**TASK STATEMENT:** Write out the opening lines of the data word for word, up to and including the line with "const responseRate = [86.4, 82.6, 84.5];", and leave every picture and every later line out.

**DATA SHOWN:**
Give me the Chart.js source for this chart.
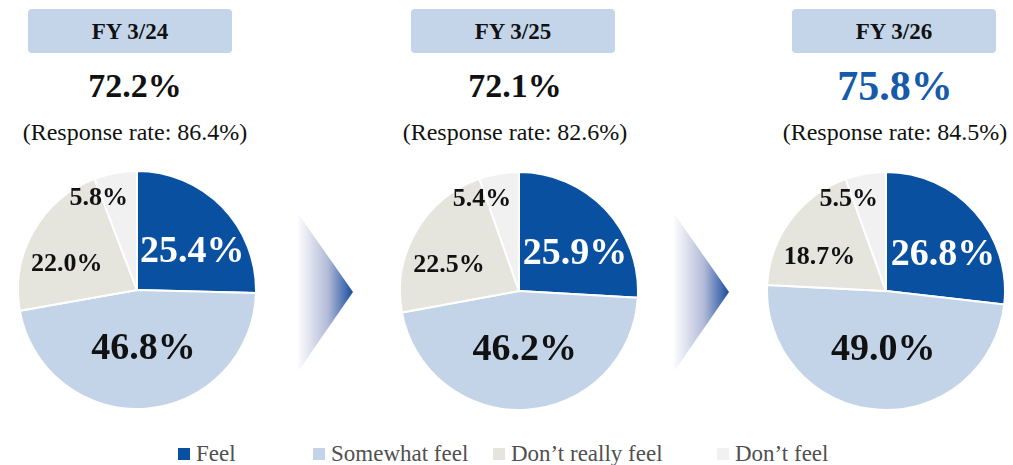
<!DOCTYPE html>
<html>
<head>
<meta charset="utf-8">
<script src="https://cdn.jsdelivr.net/npm/chart.js@4"></script>
<style>
  html, body { margin: 0; padding: 0; background: #fff; }
  body { width: 1013px; height: 465px; position: relative; overflow: hidden;
         font-family: "Liberation Serif", "Times New Roman", serif; }
  .period { position: absolute; top: 9px; width: 204px; height: 44px; background: #c4d5e9;
            border-radius: 4px; font-weight: bold; font-size: 23px; line-height: 46px;
            text-align: center; color: #111; }
  .total { position: absolute; top: 66px; width: 260px; text-align: center; font-weight: bold;
           font-size: 34px; line-height: 40px; color: #111; }
  .total.latest { color: #165aaa; font-size: 42px; }
  .rate { position: absolute; top: 117px; width: 260px; text-align: center; font-size: 24px;
          line-height: 30px; color: #111; }
  .pie { position: absolute; }
  .arrow { position: absolute; }
  .legend-item { position: absolute; top: 443px; height: 22px; font-size: 23px; line-height: 22px;
                 color: #505050; white-space: nowrap; }
  .legend-item span { display: inline-block; width: 12px; height: 12px; margin-right: 6px;
                      vertical-align: 1px; }
</style>
</head>
<body>
<script>
// survey answers per fiscal year, in percent
const categories = ['Feel', 'Somewhat feel', 'Don\u2019t really feel', 'Don\u2019t feel'];
const periods = ['FY 3/24', 'FY 3/25', 'FY 3/26'];
const feel = [25.4, 25.9, 26.8];
const somewhatFeel = [46.8, 46.2, 49.0];
const notReallyFeel = [22.0, 22.5, 18.7];
const notFeel = [5.8, 5.4, 5.5];
const positiveShare = [72.2, 72.1, 75.8];
const responseRate = [86.4, 82.6, 84.5];

const sliceColors = ['#0a50a1', '#c3d4e8', '#e5e5dd', '#f1f1f1'];
const labelColors = ['#ffffff', '#111111', '#111111', '#111111'];
const labelSizes = [38, 38, 26, 26];
// where each value label sits: share of the radius, and a turn (deg) off the slice middle
const labelRadius = [0.57, 0.49, 0.63, 0.84];
const labelTurn = [9, -2, -9, -12];

// panel layout
const boxLeft = [28, 411, 792];
const textCenter = [135, 515, 895];
const pieCenter = [[137, 290], [519, 291], [886, 291]];
const pieSize = 240;

const sliceLabels = {
  id: 'sliceLabels',
  afterDatasetsDraw(chart) {
    const ctx = chart.ctx;
    const ds = chart.data.datasets[0];
    chart.getDatasetMeta(0).data.forEach((arc, i) => {
      const p = arc.getProps(['x', 'y', 'startAngle', 'endAngle', 'outerRadius'], true);
      const a = (p.startAngle + p.endAngle) / 2 + labelTurn[i] * Math.PI / 180;
      const r = p.outerRadius * labelRadius[i];
      ctx.save();
      ctx.font = 'bold ' + labelSizes[i] + 'px "Liberation Serif", serif';
      ctx.fillStyle = labelColors[i];
      ctx.textAlign = 'center';
      ctx.textBaseline = 'middle';
      ctx.fillText(ds.data[i].toFixed(1) + '%', p.x + Math.cos(a) * r, p.y + Math.sin(a) * r + 1);
      ctx.restore();
    });
  }
};

function addDiv(cls, text, left) {
  const d = document.createElement('div');
  d.className = cls;
  d.textContent = text;
  d.style.left = left + 'px';
  document.body.appendChild(d);
  return d;
}

periods.forEach((label, k) => {
  addDiv('period', label, boxLeft[k]);
  addDiv('total' + (k === periods.length - 1 ? ' latest' : ''), positiveShare[k].toFixed(1) + '%', textCenter[k] - 130);
  addDiv('rate', '(Response rate: ' + responseRate[k].toFixed(1) + '%)', textCenter[k] - 130);

  const canvas = document.createElement('canvas');
  canvas.className = 'pie';
  canvas.width = pieSize;
  canvas.height = pieSize;
  canvas.style.left = (pieCenter[k][0] - pieSize / 2) + 'px';
  canvas.style.top = (pieCenter[k][1] - pieSize / 2) + 'px';
  document.body.appendChild(canvas);

  new Chart(canvas, {
    type: 'pie',
    data: {
      labels: categories,
      datasets: [{
        data: [feel[k], somewhatFeel[k], notReallyFeel[k], notFeel[k]],
        backgroundColor: sliceColors,
        borderColor: '#ffffff',
        borderWidth: 2
      }]
    },
    options: {
      responsive: false,
      animation: false,
      layout: { padding: 0 },
      plugins: { legend: { display: false }, tooltip: { enabled: false } }
    },
    plugins: [sliceLabels]
  });
});

// fading arrows between the years
const arrowLeft = [297, 673];
arrowLeft.forEach((x, k) => {
  const ns = 'http://www.w3.org/2000/svg';
  const svg = document.createElementNS(ns, 'svg');
  svg.setAttribute('class', 'arrow');
  svg.setAttribute('width', 58);
  svg.setAttribute('height', 164);
  svg.style.left = x + 'px';
  svg.style.top = '210px';
  svg.innerHTML =
    '<defs><linearGradient id="fade' + k + '" x1="0" x2="1" y1="0" y2="0">' +
    '<stop offset="0" stop-color="#ffffff"/>' +
    '<stop offset="0.55" stop-color="#b3bbd8"/>' +
    '<stop offset="1" stop-color="#1a4c9e"/></linearGradient></defs>' +
    '<polygon points="0,2 56,82 0,163" fill="url(#fade' + k + ')"/>';
  document.body.appendChild(svg);
});

// legend
const legendLeft = [178, 313, 493, 717];
categories.forEach((name, i) => {
  const item = document.createElement('div');
  item.className = 'legend-item';
  item.style.left = legendLeft[i] + 'px';
  const sw = document.createElement('span');
  sw.style.background = sliceColors[i];
  item.appendChild(sw);
  item.appendChild(document.createTextNode(name));
  document.body.appendChild(item);
});
</script>
</body>
</html>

**COMPLETED TASK:**
Give me the Chart.js source for this chart.
<!DOCTYPE html>
<html>
<head>
<meta charset="utf-8">
<script src="https://cdn.jsdelivr.net/npm/chart.js@4"></script>
<style>
  html, body { margin: 0; padding: 0; background: #fff; }
  body { width: 1013px; height: 465px; position: relative; overflow: hidden;
         font-family: "Liberation Serif", "Times New Roman", serif; }
  .period { position: absolute; top: 9px; width: 204px; height: 44px; background: #c4d5e9;
            border-radius: 4px; font-weight: bold; font-size: 23px; line-height: 46px;
            text-align: center; color: #111; }
  .total { position: absolute; top: 66px; width: 260px; text-align: center; font-weight: bold;
           font-size: 34px; line-height: 40px; color: #111; }
  .total.latest { color: #165aaa; font-size: 42px; }
  .rate { position: absolute; top: 117px; width: 260px; text-align: center; font-size: 24px;
          line-height: 30px; color: #111; }
  .pie { position: absolute; }
  .arrow { position: absolute; }
  .legend-item { position: absolute; top: 443px; height: 22px; font-size: 23px; line-height: 22px;
                 color: #505050; white-space: nowrap; }
  .legend-item span { display: inline-block; width: 12px; height: 12px; margin-right: 6px;
                      vertical-align: 1px; }
</style>
</head>
<body>
<script>
// survey answers per fiscal year, in percent
const categories = ['Feel', 'Somewhat feel', 'Don\u2019t really feel', 'Don\u2019t feel'];
const periods = ['FY 3/24', 'FY 3/25', 'FY 3/26'];
const feel = [25.4, 25.9, 26.8];
const somewhatFeel = [46.8, 46.2, 49.0];
const notReallyFeel = [22.0, 22.5, 18.7];
const notFeel = [5.8, 5.4, 5.5];
const positiveShare = [72.2, 72.1, 75.8];
const responseRate = [86.4, 82.6, 84.5];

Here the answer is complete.